Nesta semana, duas falas vindas do Supremo Tribunal Federal (STF) acenderam o alerta sobre os limites do poder e os perigos de sua distorção. Os ministros Gilmar Mendes e Luís Roberto Barroso, ao discursarem em sessões e eventos públicos, deixaram escapar não apenas opiniões pessoais, mas indícios do pensamento que hoje parece nortear parte da mais alta instância do Judiciário brasileiro.
Gilmar Mendes, durante julgamento sobre a responsabilidade das plataformas digitais quanto ao conteúdo publicado por seus usuários, soltou uma frase estarrecedora: “Todos nós aqui admiramos o regime chinês.” Referia-se ao modelo digital de controle e à forma como a China, sob o comando do Partido Comunista, administra a internet e as redes sociais. Um regime conhecido mundialmente por repressão, censura, vigilância de massas, desaparecimento de dissidentes e cerceamento de direitos fundamentais.
É impossível não se arrepiar. Uma Corte que deveria ser a guardiã da Constituição de 1988, símbolo de uma nação que saiu das sombras da ditadura militar para a luz da democracia, admirar abertamente o modelo autoritário de Xi Jinping? Não se trata de uma divergência ideológica, mas de um choque com os princípios republicanos mais básicos. O que se viu foi um elogio ao opressor enquanto se fecha os olhos para o oprimido.
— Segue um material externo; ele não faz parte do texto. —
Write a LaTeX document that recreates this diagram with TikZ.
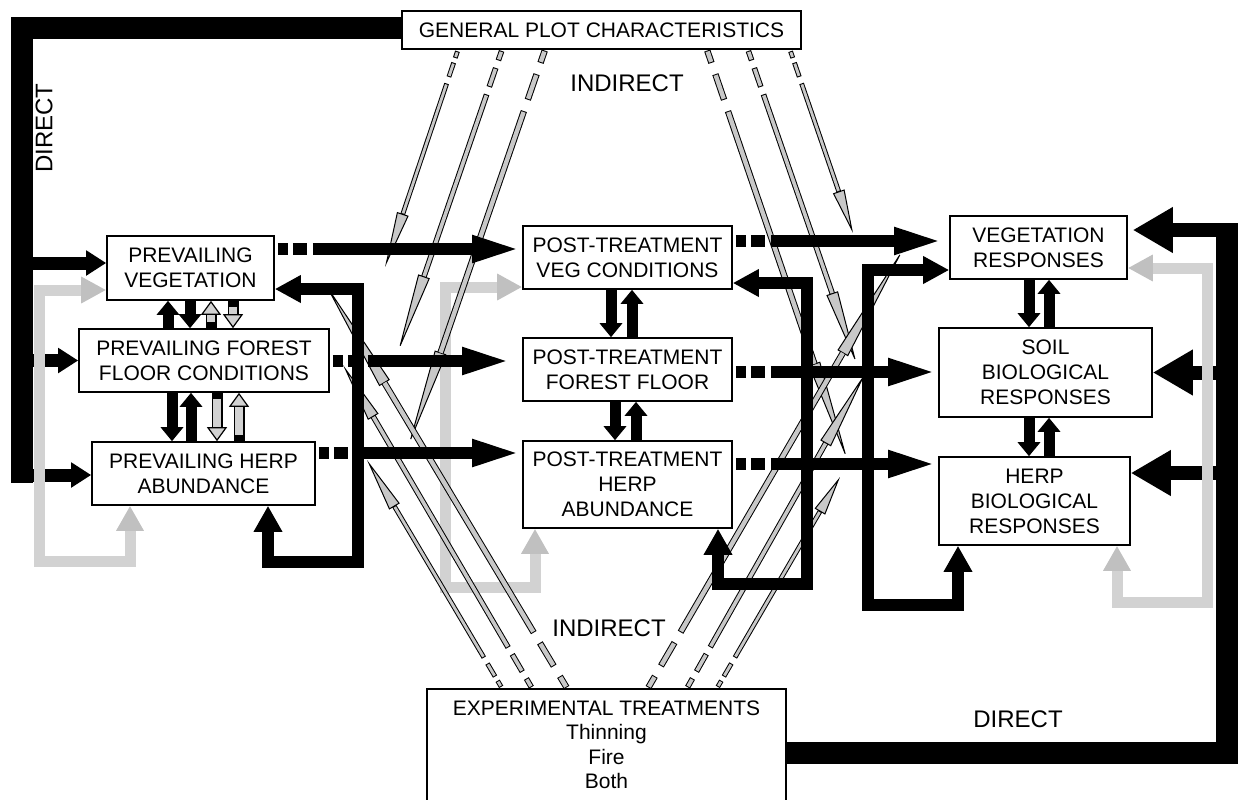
\documentclass[tikz,border=0pt]{standalone}
\usepackage{fontspec}
\setmainfont{Liberation Sans}
\usetikzlibrary{arrows.meta}
\definecolor{lgrey}{RGB}{210,210,210}
\definecolor{hgrey}{RGB}{192,192,192}
\definecolor{fgrey}{RGB}{200,200,200}

\begin{document}
\begin{tikzpicture}[x=0.5pt,y=-0.5pt,line join=miter,
    box/.style={draw,line width=0.8pt,inner sep=0pt,align=center,font=\fontsize{10.5}{12.5}\selectfont},
    lbl/.style={inner sep=0pt,font=\fontsize{12}{14}\selectfont},
    direct/.style={line width=11pt},
    branch/.style={line width=6.5pt,-{Triangle[length=10pt,width=12pt]}},
    rbranch/.style={line width=7pt,-{Triangle[length=20pt,width=21.5pt]}},
    dasharr/.style={line width=6pt,shorten <=1.5pt,-{Triangle[length=25pt,width=12pt]},
      dash pattern=on 5pt off 2.5pt on 7pt off 3pt on 1000pt off 0pt},
    loopb/.style={line width=6pt,{Triangle[length=13pt,width=13pt]}-{Triangle[length=13pt,width=13.5pt]}},
    loopg/.style={line width=5.5pt,draw=lgrey,
      {Triangle[length=12.5pt,width=12.5pt,color=hgrey]}-{Triangle[length=12.5pt,width=13pt,color=hgrey]}},
    vb/.style={line width=5.5pt,-{Triangle[length=7pt,width=11pt]}},
    vg/.style={line width=5.5pt,-{Triangle[length=7pt,width=10pt,fill=lgrey,line width=.6pt]},
      postaction={draw=lgrey,-,line width=4pt,shorten <=3pt,shorten >=7pt}},
    ind/.style 2 args={line width=#1,line cap=rect,shorten <=2pt,
      -{Triangle[length=#2,width=6pt,fill=fgrey,line width=.5pt]},
      postaction={draw=fgrey,-,line width=#1-1pt,shorten >=#2+1pt}},
    inds/.style={ind={2.4pt}{#1},dash pattern=on 1.1pt off 4.9pt on 5.1pt off 5.9pt on 1000pt off 0pt},
    indm/.style={ind={2.8pt}{#1},dash pattern=on 2.2pt off 6.8pt on 7.2pt off 6.8pt on 1000pt off 0pt},
    indl/.style={ind={3.2pt}{#1},dash pattern=on 3.3pt off 9.2pt on 10.3pt off 9.2pt on 1000pt off 0pt}]

\useasboundingbox (0,0) rectangle (1238,799);

\node[box,minimum width=199.5pt,minimum height=19pt] (g) at (601.5,30) {GENERAL PLOT CHARACTERISTICS};
\node[box,minimum width=83.5pt,minimum height=32pt] (p1) at (190.5,268) {PREVAILING\\VEGETATION};
\node[box,minimum width=125pt,minimum height=31.5pt] (p2) at (204,360.5) {PREVAILING FOREST\\FLOOR CONDITIONS};
\node[box,minimum width=111.5pt,minimum height=31.5pt] (p3) at (203.5,473.5) {PREVAILING HERP\\ABUNDANCE};
\node[box,minimum width=104.5pt,minimum height=31.5pt] (t1) at (627.5,257.5) {POST-TREATMENT\\VEG CONDITIONS};
\node[box,minimum width=104.5pt,minimum height=31.5pt] (t2) at (627.5,369.5) {POST-TREATMENT\\FOREST FLOOR};
\node[box,minimum width=104.5pt,minimum height=43.5pt] (t3) at (627.5,484.5) {POST-TREATMENT\\HERP\\ABUNDANCE};
\node[box,minimum width=88.5pt,minimum height=31.5pt] (r1) at (1038.5,247.5) {VEGETATION\\RESPONSES};
\node[box,minimum width=106.5pt,minimum height=44.5pt] (r2) at (1045.5,372.5) {SOIL\\BIOLOGICAL\\RESPONSES};
\node[box,minimum width=95.5pt,minimum height=44pt] (r3) at (1034.5,501) {HERP\\BIOLOGICAL\\RESPONSES};
\node[box,minimum width=179.5pt,minimum height=65pt] (e) at (606.5,754) {};
\node[anchor=north,inner sep=0pt,align=center,font=\fontsize{10.5}{12.3}\selectfont] (et) at (606.5,700)
  {EXPERIMENTAL TREATMENTS\\Thinning\\Fire\\Both};

\node[lbl,rotate=90] (ld1) at (44,128) {DIRECT};
\node[lbl] (ld2) at (1018,719) {DIRECT};
\node[lbl] (li1) at (627,83) {INDIRECT};
\node[lbl] (li2) at (609,628) {INDIRECT};

\coordinate (dl) at (21.5,483);
\coordinate (dr) at (1227,223);
\coordinate (i1) at (385,267);
\coordinate (i2) at (398,352);
\coordinate (i3) at (408,447);
\coordinate (i4) at (848,462);
\coordinate (i5) at (857,365);
\coordinate (i6) at (853,233);
\coordinate (i7) at (367,460);
\coordinate (i8) at (343,365);
\coordinate (i9) at (323,280);
\coordinate (i10) at (905,246);
\coordinate (i11) at (866,372);
\coordinate (i12) at (840,477);

\draw[direct] (g.west |- 0,28) -| (dl);
\draw[direct] (e.east |- 0,753) -| (dr);
\draw[branch] (dl |- 0,263) -- (p1.west |- 0,263);
\draw[branch] (dl |- p2.west) -- (p2.west);
\draw[branch] (dl |- 0,475) -- (p3.west |- 0,475);
\draw[rbranch,shorten >=2.5pt] (dr |- 0,230) -- (r1.east |- 0,230);
\draw[rbranch] (dr |- r2.east) -- (r2.east);
\draw[rbranch] (dr |- 0,473) -- (r3.east |- 0,473);

\draw[loopg] (p1.west |- 0,290) -| (39,561) -| (p3.south -| 130,0);
\draw[loopg] (t1.west |- 0,287) -| (445,587) -| (t3.south -| 535,0);
\draw[loopg] (r1.east |- 0,268) -| (1207,602) -| (r3.south -| 1117,0);

\draw[inds={28pt}] (458,0 |- g.south) -- (i1);
\draw[indm={40pt}] (502,0 |- g.south) -- (i2);
\draw[indl={50pt}] (545,0 |- g.south) -- (i3);
\draw[indl={52pt}] (707,0 |- g.south) -- (i4);
\draw[indm={38pt}] (748,0 |- g.south) -- (i5);
\draw[inds={22pt}] (790,0 |- g.south) -- (i6);
\draw[inds={27pt}] (502,0 |- e.north) -- (i7);
\draw[indm={30pt}] (532,0 |- e.north) -- (i8);
\draw[indl={60pt}] (567,0 |- e.north) -- (i9);
\draw[indl={62pt}] (648,0 |- e.north) -- (i10);
\draw[indm={41pt}] (687,0 |- e.north) -- (i11);
\draw[inds={20pt}] (717,0 |- e.north) -- (i12);

\draw[dasharr] (p1.east |- 0,249) -- (t1.west |- 0,249);
\draw[dasharr,shorten >=5pt] (p2.east |- 0,361) -- (t2.west |- 0,361);
\draw[dasharr] (p3.east |- 0,453) -- (t3.west |- 0,453);
\draw[dasharr,shorten >=2.5pt] (t1.east |- 0,241) -- (r1.west |- 0,241);
\draw[dasharr] (t2.east |- 0,372) -- (r2.west |- 0,372);
\draw[dasharr] (t3.east |- 0,464) -- (r3.west |- 0,464);

\draw[loopb] (p1.east |- 0,289) -| (358,562) -| (p3.south -| 268,0);
\draw[loopb] (t1.east |- 0,283) -| (807,584) -| (t3.south -| 718,0);
\draw[loopb] (r1.west |- 0,270) -| (868,605) -| (r3.south -| 958,0);

\draw[vb] (168,0 |- p2.north) -- (168,0 |- p1.south);
\draw[vb] (190,0 |- p1.south) -- (190,0 |- p2.north);
\draw[vg] (211,0 |- p2.north) -- (211,0 |- p1.south);
\draw[vg] (233,0 |- p1.south) -- (233,0 |- p2.north);
\draw[vb] (172,0 |- p2.south) -- (172,0 |- p3.north);
\draw[vb] (191,0 |- p3.north) -- (191,0 |- p2.south);
\draw[vg] (217,0 |- p2.south) -- (217,0 |- p3.north);
\draw[vg] (239,0 |- p3.north) -- (239,0 |- p2.south);
\draw[vb] (611,0 |- t1.south) -- (611,0 |- t2.north);
\draw[vb] (632,0 |- t2.north) -- (632,0 |- t1.south);
\draw[vb] (615,0 |- t2.south) -- (615,0 |- t3.north);
\draw[vb] (636,0 |- t3.north) -- (636,0 |- t2.south);
\draw[vb] (1029,0 |- r1.south) -- (1029,0 |- r2.north);
\draw[vb] (1049,0 |- r2.north) -- (1049,0 |- r1.south);
\draw[vb] (1029,0 |- r2.south) -- (1029,0 |- r3.north);
\draw[vb] (1049,0 |- r3.north) -- (1049,0 |- r2.south);

\end{tikzpicture}
\end{document}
Já Barroso, por sua vez, ao falar em outro momento sobre o mesmo tema, chegou a justificar a censura como necessária, usando um discurso sobre o “perigo da desinformação” para defender que plataformas sejam punidas por conteúdos publicados por terceiros. A consequência lógica e desejada, ao que parece é que as redes comecem a remover conteúdos legítimos, por medo de retaliação judicial, instaurando um ambiente de medo, controle e autocensura.
O que está em jogo não é apenas um debate sobre regulação de redes sociais. É o próprio espírito democrático sendo testado por aqueles que deveriam defendê-lo com unhas e dentes. O STF, que em outros tempos simbolizou a resistência aos abusos de poder, parece agora trilhar o caminho de quem quer ditar o que se pode pensar, dizer e publicar.
Ao se inspirar na China para moldar a liberdade de expressão no Brasil, Gilmar Mendes revela mais do que uma opinião pessoal: expõe o risco real de que estejamos caminhando para um modelo onde a liberdade é tolerada apenas quando conveniente ao poder. E ao usar o argumento da “desinformação” para justificar censura, Barroso alimenta o paradoxo de quem diz defender a democracia, mas não tolera o dissenso popular.
Vivemos um tempo em que falar pode custar caro, especialmente se suas palavras desagradam à narrativa dominante. A censura, uma vez apenas lembrança de um passado autoritário, volta agora camuflada em toga, eloquência e aplausos de uma elite que não convive bem com a crítica.
Democracia não é unanimidade forçada, nem pensamento único. Democracia é, acima de tudo, tolerância com o que não se gosta de ouvir. E cabe a nós, como sociedade, vigiar aqueles que hoje nos vigiam para que, amanhã, ainda possamos falar. Me disperso pedindo a Deus que essa não seja a última vez que aqui escrevo.